Mr Stewart, whose constituency will disappear at the next election, was entertaining visitors from Greater Manchester and Merseyside after a parliamentary reception for the North West Rail Campaign and Merseytravel which was hosted by Liverpool MP and Transport Select Committee Chairman Louise Elman and attended by new transport minister Chris Mole.

He said afterwards: “Nobody seemed to be doing anything so I thought I had better go in but  the police stopped me.”

Earlier in the day, he had rescued me when he spied me trying to get through a locked glass door in Portcullis House. I was in the process of being told by a policeman: “You can’t just wander around this place, sir”, when Ian opened the door from the inside and let me through.

 

Airport clash

A VETERAN airport campaigner and a Manchester MP clashed at a meeting of the Commons Transport Select Committee over to cost of air travel.

Jeff Gazzard, who lives near Manchester Airport and is a long-time opponent of the second runway, claimed that it is now as cheap to fly to Prague as catch a taxi into Manchester and demanded that air fares should be put up to discourage people from flying.

He was called to give evidence to the Committee - which is preparing a report into the future of aviation – as a director of the Aviation Environment Federation…and faced Blackley MP Graham Stringer who once led Manchester City Council - the airport’s biggest shareholder.

Submitting, Manchester Airport’s passenger figures, Mr Gazzard said: “We have some concerns that regional airports are overstating their case for expansion.

“The airport’s forecasts when seeking to build a second runway were a target of almost 30 million passengers by 2005 – actual numbers were 22 million representing a staggering 27 per cent shortfall.

“Similarly, aircraft movements are way below forecast too. This means that the economic benefits claimed at the time construction permission for the second runway was sought and obtained will also be significantly lower than predicted.

“We would ask the committee to note this underperformance by the UK’s largest airport outside London and the South East.”

Mr Stringer told him: “You do not like aviation and you are targeting it even though it only contributes five per cent of the pollution.

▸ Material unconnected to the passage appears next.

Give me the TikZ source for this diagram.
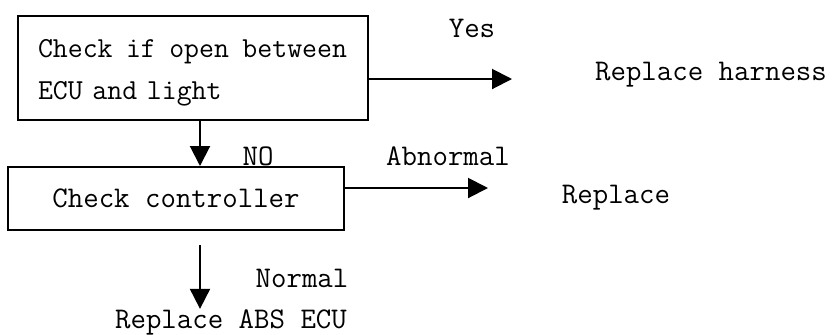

“How do you say to my constituents earning £15,000 a year and can just about manage one holiday a year to the Costa Brava that they should pay more?”

Mr Gazzard, who had also clashed with Sheffield MP Angela Smith about raising fares for ordinary people by imposing air passenger duty, replied: “People who fly once a year to the Costa Brava need have anything to fear from between £3 and £30 of the price of air tickets.”